Information provided:
------------
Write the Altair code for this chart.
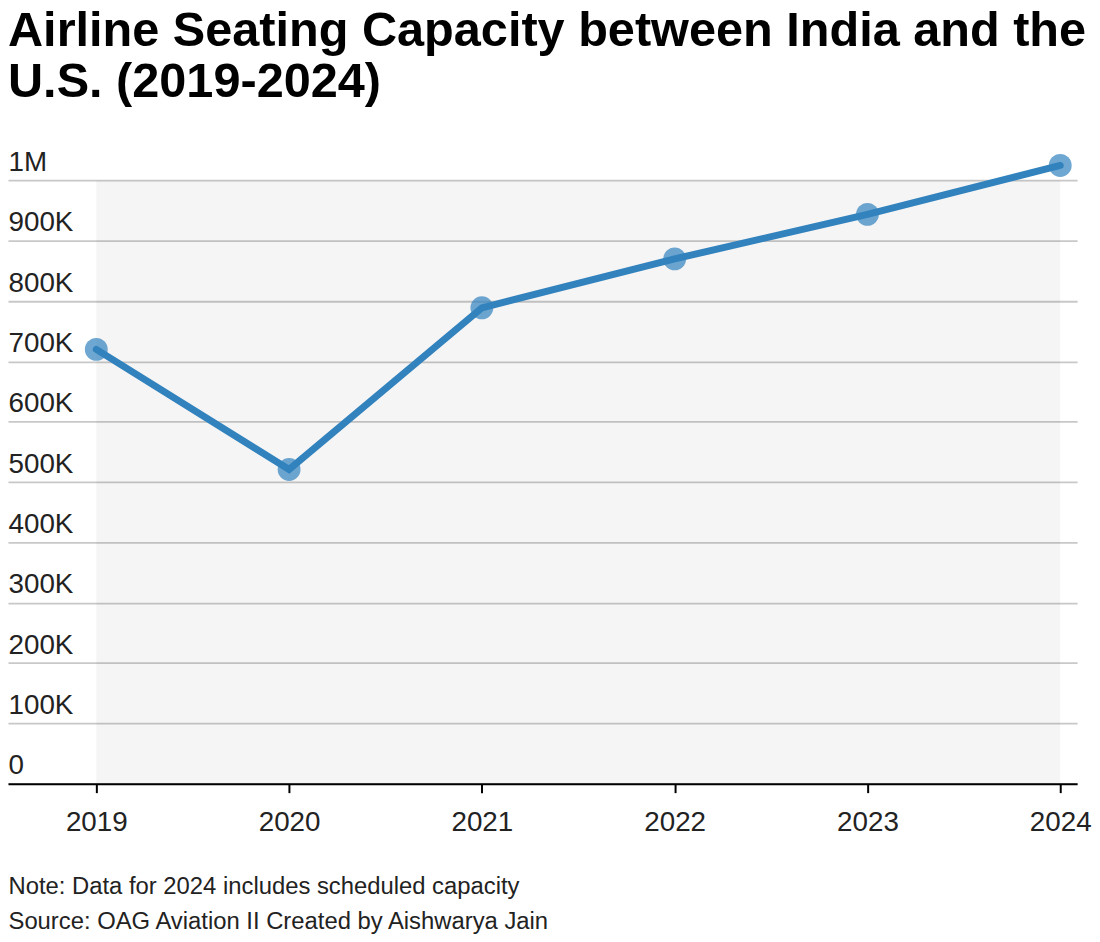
------------
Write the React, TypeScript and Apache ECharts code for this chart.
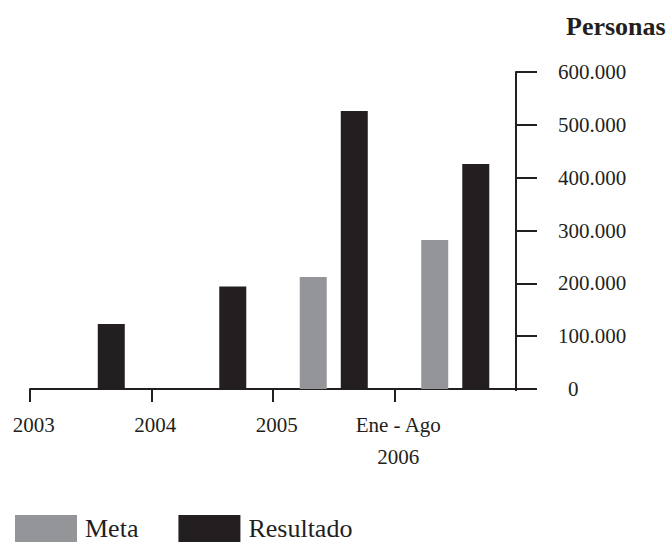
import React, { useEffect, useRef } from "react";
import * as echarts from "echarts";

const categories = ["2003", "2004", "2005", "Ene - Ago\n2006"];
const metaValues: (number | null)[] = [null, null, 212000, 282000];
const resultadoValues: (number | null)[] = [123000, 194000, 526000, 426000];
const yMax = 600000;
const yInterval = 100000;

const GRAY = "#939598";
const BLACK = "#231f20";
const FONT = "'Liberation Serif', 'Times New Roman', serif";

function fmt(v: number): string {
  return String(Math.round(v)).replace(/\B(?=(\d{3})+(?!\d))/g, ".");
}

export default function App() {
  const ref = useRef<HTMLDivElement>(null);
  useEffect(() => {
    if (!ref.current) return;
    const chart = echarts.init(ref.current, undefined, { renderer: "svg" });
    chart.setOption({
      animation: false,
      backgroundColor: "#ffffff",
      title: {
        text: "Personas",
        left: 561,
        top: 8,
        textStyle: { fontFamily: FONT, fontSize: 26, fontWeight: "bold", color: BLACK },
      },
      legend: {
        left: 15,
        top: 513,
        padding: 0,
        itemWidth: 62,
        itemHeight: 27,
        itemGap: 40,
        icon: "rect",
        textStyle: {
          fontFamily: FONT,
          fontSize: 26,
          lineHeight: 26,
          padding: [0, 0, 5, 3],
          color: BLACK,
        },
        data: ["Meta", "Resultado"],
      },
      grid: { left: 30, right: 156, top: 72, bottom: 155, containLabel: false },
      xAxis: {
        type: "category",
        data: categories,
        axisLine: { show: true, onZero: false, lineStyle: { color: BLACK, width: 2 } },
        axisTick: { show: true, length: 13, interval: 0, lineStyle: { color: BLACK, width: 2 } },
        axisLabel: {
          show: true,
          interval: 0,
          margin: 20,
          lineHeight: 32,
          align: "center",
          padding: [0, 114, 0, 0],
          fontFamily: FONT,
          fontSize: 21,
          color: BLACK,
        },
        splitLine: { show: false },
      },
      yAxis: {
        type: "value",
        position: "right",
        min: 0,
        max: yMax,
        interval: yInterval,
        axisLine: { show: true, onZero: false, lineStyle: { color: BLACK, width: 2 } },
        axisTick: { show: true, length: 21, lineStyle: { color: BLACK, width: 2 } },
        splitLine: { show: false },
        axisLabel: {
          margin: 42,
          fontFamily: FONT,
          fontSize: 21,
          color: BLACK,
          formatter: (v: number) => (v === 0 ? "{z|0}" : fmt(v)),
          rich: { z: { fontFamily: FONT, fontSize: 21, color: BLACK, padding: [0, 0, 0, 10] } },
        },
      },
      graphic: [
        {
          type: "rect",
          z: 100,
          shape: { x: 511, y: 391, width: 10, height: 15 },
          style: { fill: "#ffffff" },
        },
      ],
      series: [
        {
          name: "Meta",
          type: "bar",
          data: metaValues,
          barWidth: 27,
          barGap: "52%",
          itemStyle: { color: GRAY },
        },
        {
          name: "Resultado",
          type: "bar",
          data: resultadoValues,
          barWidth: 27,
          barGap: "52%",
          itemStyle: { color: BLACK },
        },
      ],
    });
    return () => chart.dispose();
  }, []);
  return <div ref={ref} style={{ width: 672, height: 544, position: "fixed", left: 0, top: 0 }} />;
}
------------
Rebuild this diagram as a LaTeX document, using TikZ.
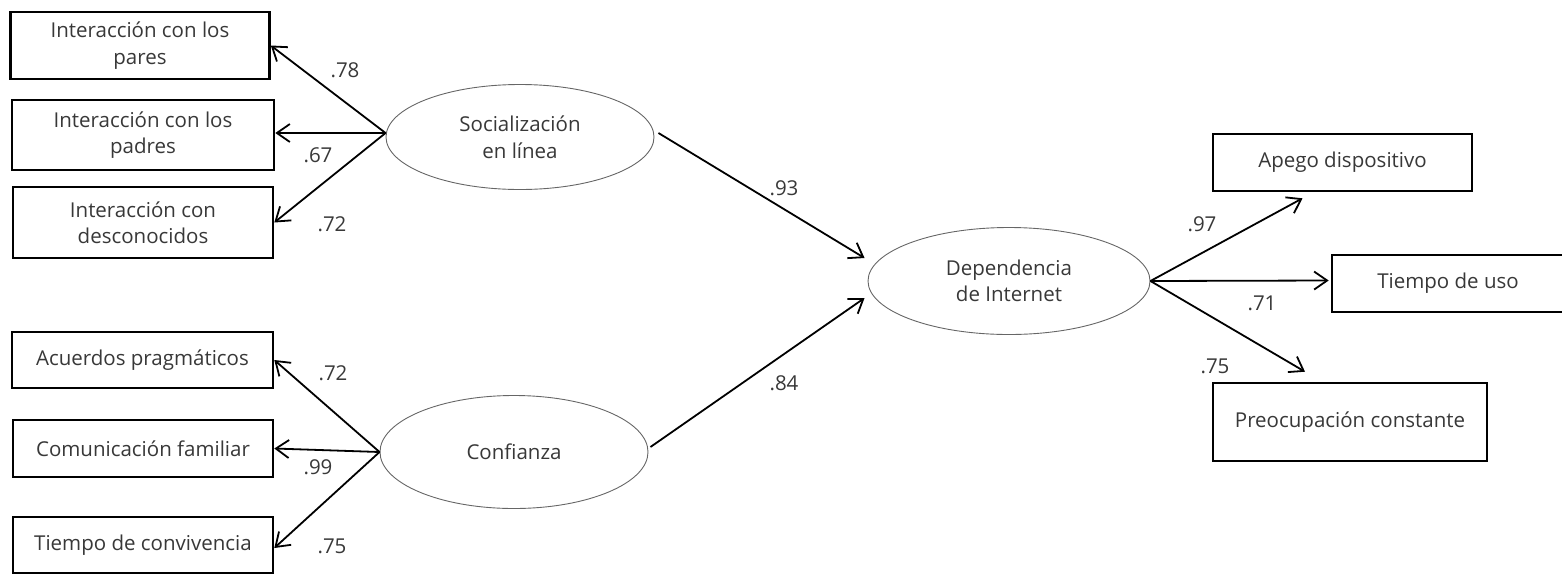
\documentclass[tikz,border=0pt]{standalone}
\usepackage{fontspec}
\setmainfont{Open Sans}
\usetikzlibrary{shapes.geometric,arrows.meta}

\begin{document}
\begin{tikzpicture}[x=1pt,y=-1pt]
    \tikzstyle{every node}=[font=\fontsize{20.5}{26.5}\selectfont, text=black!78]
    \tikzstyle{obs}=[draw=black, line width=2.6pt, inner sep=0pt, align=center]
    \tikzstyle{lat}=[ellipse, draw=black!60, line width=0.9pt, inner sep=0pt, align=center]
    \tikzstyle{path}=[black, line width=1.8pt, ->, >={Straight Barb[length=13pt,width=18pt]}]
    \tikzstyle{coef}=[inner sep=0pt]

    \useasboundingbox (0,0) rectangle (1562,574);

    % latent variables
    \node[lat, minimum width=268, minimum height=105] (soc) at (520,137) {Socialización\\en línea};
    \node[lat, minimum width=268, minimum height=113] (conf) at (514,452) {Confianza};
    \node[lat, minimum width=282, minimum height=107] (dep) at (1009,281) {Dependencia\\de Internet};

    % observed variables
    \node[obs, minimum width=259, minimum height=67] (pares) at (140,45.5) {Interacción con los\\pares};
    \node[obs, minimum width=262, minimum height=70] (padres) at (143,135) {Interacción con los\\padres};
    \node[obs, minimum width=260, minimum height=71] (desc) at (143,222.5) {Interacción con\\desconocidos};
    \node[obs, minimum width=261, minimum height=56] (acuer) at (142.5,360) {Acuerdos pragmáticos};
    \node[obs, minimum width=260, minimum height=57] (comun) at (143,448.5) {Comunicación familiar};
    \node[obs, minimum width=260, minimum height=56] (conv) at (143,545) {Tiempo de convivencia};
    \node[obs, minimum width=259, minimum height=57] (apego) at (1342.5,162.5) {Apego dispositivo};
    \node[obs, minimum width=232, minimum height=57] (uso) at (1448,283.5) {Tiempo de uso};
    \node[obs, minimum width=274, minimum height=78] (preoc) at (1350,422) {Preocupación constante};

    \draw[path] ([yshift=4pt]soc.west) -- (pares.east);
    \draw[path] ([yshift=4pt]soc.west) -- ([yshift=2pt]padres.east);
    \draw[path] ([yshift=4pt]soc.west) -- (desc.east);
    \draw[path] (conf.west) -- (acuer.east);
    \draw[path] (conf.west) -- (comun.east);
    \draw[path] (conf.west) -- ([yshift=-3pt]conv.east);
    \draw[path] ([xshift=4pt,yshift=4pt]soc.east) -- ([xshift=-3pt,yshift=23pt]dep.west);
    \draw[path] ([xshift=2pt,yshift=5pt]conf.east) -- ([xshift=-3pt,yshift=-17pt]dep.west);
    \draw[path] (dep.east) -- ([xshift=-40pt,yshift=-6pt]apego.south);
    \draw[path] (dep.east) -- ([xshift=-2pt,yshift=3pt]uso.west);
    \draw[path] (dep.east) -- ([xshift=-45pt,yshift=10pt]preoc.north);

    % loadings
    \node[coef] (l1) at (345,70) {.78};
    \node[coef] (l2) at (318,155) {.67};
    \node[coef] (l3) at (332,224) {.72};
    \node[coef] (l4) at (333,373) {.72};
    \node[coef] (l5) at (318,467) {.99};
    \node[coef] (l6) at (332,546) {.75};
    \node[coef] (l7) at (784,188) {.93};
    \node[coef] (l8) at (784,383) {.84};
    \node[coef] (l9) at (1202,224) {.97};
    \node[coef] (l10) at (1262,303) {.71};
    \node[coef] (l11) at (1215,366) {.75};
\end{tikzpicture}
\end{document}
------------
Exercise brief: Go to the line that contains "Rebuild this diagram" and copy from there down to the line that contains "minimum width=274, minimum", with both lines included. Pass over the pictures.

Solution:
Rebuild this diagram as a LaTeX document, using TikZ.
\documentclass[tikz,border=0pt]{standalone}
\usepackage{fontspec}
\setmainfont{Open Sans}
\usetikzlibrary{shapes.geometric,arrows.meta}

\begin{document}
\begin{tikzpicture}[x=1pt,y=-1pt]
    \tikzstyle{every node}=[font=\fontsize{20.5}{26.5}\selectfont, text=black!78]
    \tikzstyle{obs}=[draw=black, line width=2.6pt, inner sep=0pt, align=center]
    \tikzstyle{lat}=[ellipse, draw=black!60, line width=0.9pt, inner sep=0pt, align=center]
    \tikzstyle{path}=[black, line width=1.8pt, ->, >={Straight Barb[length=13pt,width=18pt]}]
    \tikzstyle{coef}=[inner sep=0pt]

    \useasboundingbox (0,0) rectangle (1562,574);

    % latent variables
    \node[lat, minimum width=268, minimum height=105] (soc) at (520,137) {Socialización\\en línea};
    \node[lat, minimum width=268, minimum height=113] (conf) at (514,452) {Confianza};
    \node[lat, minimum width=282, minimum height=107] (dep) at (1009,281) {Dependencia\\de Internet};

    % observed variables
    \node[obs, minimum width=259, minimum height=67] (pares) at (140,45.5) {Interacción con los\\pares};
    \node[obs, minimum width=262, minimum height=70] (padres) at (143,135) {Interacción con los\\padres};
    \node[obs, minimum width=260, minimum height=71] (desc) at (143,222.5) {Interacción con\\desconocidos};
    \node[obs, minimum width=261, minimum height=56] (acuer) at (142.5,360) {Acuerdos pragmáticos};
    \node[obs, minimum width=260, minimum height=57] (comun) at (143,448.5) {Comunicación familiar};
    \node[obs, minimum width=260, minimum height=56] (conv) at (143,545) {Tiempo de convivencia};
    \node[obs, minimum width=259, minimum height=57] (apego) at (1342.5,162.5) {Apego dispositivo};
    \node[obs, minimum width=232, minimum height=57] (uso) at (1448,283.5) {Tiempo de uso};
    \node[obs, minimum width=274, minimum height=78] (preoc) at (1350,422) {Preocupación constante};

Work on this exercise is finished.